With the ability of Syria’s neighbouring countries to host refugees becoming ever more strained and with conditions for refugee populations deteriorating, more are attempting to reach the EU by risking their lives, on journeys by sea or across land, to reach Europe. Hundreds, if not thousands, have drowned on journeys by boats that never reached their destinations.
The Government’s approach has been that it is better to help neighbouring countries such as Lebanon, Jordan, Turkey, Egypt and Iraq to cope with the very considerable numbers of refugees from Syria, and we can be proud of the support that we have given and the amount that we have pledged for the Syrian relief effort. The more that can be done to enable those countries to cope and provide conditions that are acceptable, the better, since the likelihood is that those who have been forced to flee Syria will wish to return to their own country when it is safe to do so.
However, it is also our view that we should do our part, alongside other countries within the UN’s programme, to provide a safe haven for some of the most vulnerable Syrian refugees fleeing this murderous conflict. We have referred to a figure of around
500 refugees. We do not believe that the Government should turn their back on those people. It is our moral duty to respond to the UN’s call for help by accepting some Syrian refugees, just as for hundreds of years our country has helped those fleeing persecution.
The specific issue for debate is what action the Government should take in conjunction with other European Union member states to establish a Europe-wide evacuation and resettlement programme for those fleeing conflict in Syria. It is of course for the Minister to answer that question when he responds, but he should certainly have something to tell us, since a Home Office Minister stated in a parliamentary Written Answer in October last year that the Government,
“continue to discuss the Syrian crisis with our European partners”.—[ Official Report , Commons, 24/10/13; col. 223W.]
Can the Minister indicate what exactly is being discussed and whether the establishment of a Europe-wide evacuation and resettlement programme for those fleeing the conflict in Syria is being discussed with European partners?
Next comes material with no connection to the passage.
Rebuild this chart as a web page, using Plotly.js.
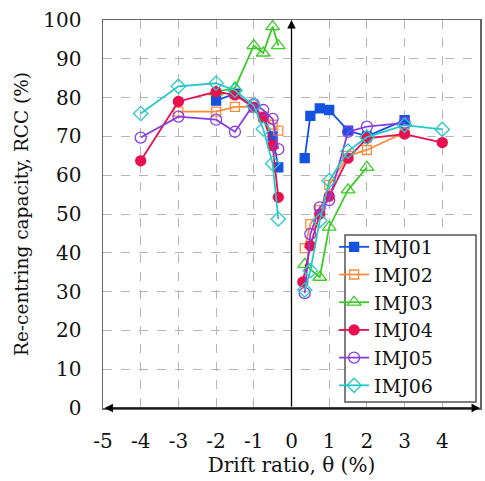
<!DOCTYPE html>
<html>
<head>
<meta charset="utf-8">
<script src="https://cdn.plot.ly/plotly-3.0.1.min.js"></script>
<style>html,body{margin:0;padding:0;background:#fff;}#chart{width:485px;height:481px;}</style>
</head>
<body>
<div id="chart"></div>
<script>
// Drift ratio (%) values per specimen; null separates negative and positive branches
const seriesNames = ["IMJ01", "IMJ02", "IMJ03", "IMJ04", "IMJ05", "IMJ06"];

const imj01X = [-2, -1.5, -1, -0.75, -0.5, -0.35, null, 0.35, 0.5, 0.75, 1, 1.5, 2, 3];
const imj01Y = [79.2, 81, 77.5, 75, 70, 62, null, 64.4, 75.3, 77.2, 76.8, 71.5, 70, 74.2];

const imj02X = [-3, -2, -1.5, -1, -0.75, -0.5, -0.35, null, 0.35, 0.5, 0.75, 1, 1.5, 2, 3];
const imj02Y = [76.4, 76.4, 77.6, 77.6, 75, 73, 71.5, null, 41.2, 47.4, 51, 57.5, 65, 66.5, 71];

const imj03X = [-2, -1.5, -1, -0.75, -0.5, -0.35, null, 0.35, 0.75, 1, 1.5, 2];
const imj03Y = [81.5, 82.5, 93.4, 91.5, 98.3, 93.4, null, 37, 33.7, 46.6, 56.2, 62];

const imj04X = [-4, -3, -2, -1.5, -1, -0.75, -0.5, -0.35, null, 0.3, 0.5, 0.75, 1, 1.5, 2, 3, 4];
const imj04Y = [63.7, 79, 81.5, 80.7, 77.5, 74.9, 67.6, 54.3, null, 32.5, 41.8, 50, 54.6, 64.4, 69.5, 70.6, 68.4];

const imj05X = [-4, -3, -2, -1.5, -1, -0.75, -0.5, -0.35, null, 0.35, 0.5, 0.75, 1, 1.5, 2, 3];
const imj05Y = [69.7, 75.1, 74.3, 71.2, 78.3, 76.8, 74.5, 66.7, null, 29.6, 44.8, 51.7, 53.6, 71.2, 72.5, 73.5];

const imj06X = [-4, -3, -2, -1.5, -1, -0.75, -0.5, -0.35, null, 0.35, 0.5, 0.75, 1, 1.5, 2, 3, 4];
const imj06Y = [75.9, 82.9, 83.7, 81.9, 77.9, 71.9, 63, 48.7, null, 30.4, 35.4, 48.3, 58.6, 66.2, 69.8, 72.9, 71.8];

const xTicks = [-5, -4, -3, -2, -1, 0, 1, 2, 3, 4, 5];
const yTicks = [0, 10, 20, 30, 40, 50, 60, 70, 80, 90, 100];

const xs = [imj01X, imj02X, imj03X, imj04X, imj05X, imj06X];
const ys = [imj01Y, imj02Y, imj03Y, imj04Y, imj05Y, imj06Y];
const colors = ["#1452e0", "#ff8a3a", "#3acc24", "#ea0f4f", "#8a3ee0", "#26c9c9"];
const symbols = ["square", "square-open", "triangle-up-open", "circle", "circle-open", "diamond-open"];
const sizes = [9, 9, 12, 10, 11, 11];

const traces = seriesNames.map((n, i) => ({
  type: "scatter", mode: "lines+markers", name: n,
  x: xs[i], y: ys[i], connectgaps: false, cliponaxis: false,
  line: {color: colors[i], width: 1.8},
  marker: {symbol: symbols[i], size: sizes[i], color: colors[i], line: {color: colors[i], width: 1.3}}
}));

const tickFont = {family: "DejaVu Serif", size: 20, color: "#111"};

const layout = {
  width: 485, height: 481,
  margin: {l: 103, r: 5, t: 20, b: 73},
  paper_bgcolor: "#fff", plot_bgcolor: "#fff",
  font: tickFont,
  showlegend: true,
  legend: {x: 0.613, y: 0.464, xanchor: "left", yanchor: "top", bgcolor: "rgba(0,0,0,0)",
           borderwidth: 0, font: {family: "DejaVu Serif", size: 19, color: "#111"},
           tracegroupgap: 0, itemwidth: 30},
  shapes: [
    {type: "rect", xref: "paper", yref: "paper", layer: "above",
     x0: (345 - 103) / 377, x1: (476 - 103) / 377, y0: (408 - 402) / 388, y1: (408 - 235) / 388,
     fillcolor: "#fff", line: {color: "#555", width: 1.5}}
  ],
  xaxis: {range: [-5, 5], tickvals: xTicks, ticktext: xTicks.map(String), showgrid: true,
          gridcolor: "#b5b5b5", griddash: "dash", gridwidth: 1, zeroline: false,
          showline: true, mirror: true, linecolor: "#666", linewidth: 1.5, ticks: "",
          ticklabelstandoff: 14, fixedrange: true, tickfont: tickFont,
          title: {text: "Drift ratio, θ (%)", font: {family: "DejaVu Serif", size: 20, color: "#111"}, standoff: 3}},
  yaxis: {range: [0, 100], tickvals: yTicks, ticktext: yTicks.map(String), showgrid: true,
          gridcolor: "#b5b5b5", griddash: "dash", gridwidth: 1, zeroline: false,
          showline: true, mirror: true, linecolor: "#666", linewidth: 1.5, ticks: "",
          ticklabelstandoff: 16, fixedrange: true, tickfont: tickFont,
          title: {text: "Re-centring capacity, RCC (%)", font: {family: "DejaVu Serif", size: 18.5, color: "#111"}, standoff: 10}},
  annotations: [
    {x: 0, y: 100, ax: 0, ay: 0, xref: "x", yref: "y", axref: "x", ayref: "y", text: "",
     showarrow: true, arrowhead: 2, arrowsize: 1.3, arrowwidth: 1.3, arrowcolor: "#000"},
    {x: 5, y: 0, ax: -5, ay: 0, xref: "x", yref: "y", axref: "x", ayref: "y", text: "",
     showarrow: true, arrowhead: 2, arrowside: "end+start", arrowsize: 1.3, arrowwidth: 1.3, arrowcolor: "#000"}
  ]
};

Plotly.newPlot("chart", traces, layout, {displayModeBar: false, staticPlot: true});
</script>
</body>
</html>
In the light of our £500 million pledge for the Syrian relief effort, we are in a good position to pursue with European countries the need to provide humanitarian assistance to displaced people, in partnership with neighbouring countries and the United Nations High Commissioner for Refugees. However, we are not in such a strong position to pursue with European countries the need to accept some Syrian refugees, because we have not been prepared to do so ourselves. Apparently, even Mr Farage thinks that we should do something in that direction; the Government, however, do not. Like my noble friend Lord Dubs, I suspect that the Government’s stance has had more to do with opinion poll judgments than any lack of compassion.
In the parliamentary Written Answer to which I referred, the Home Office Minister stated that,
“the Government has no current plans to resettle Syrian refugees”.—[ Official Report , Commons, 24/10/13; col. 222W.]
Hopefully, the Minister will be able to tell us that that is no longer the Government’s position, that plans now exist and that, as a result, we will also be in a better position to pursue with our European partners the issue of accommodating Syrian refugees.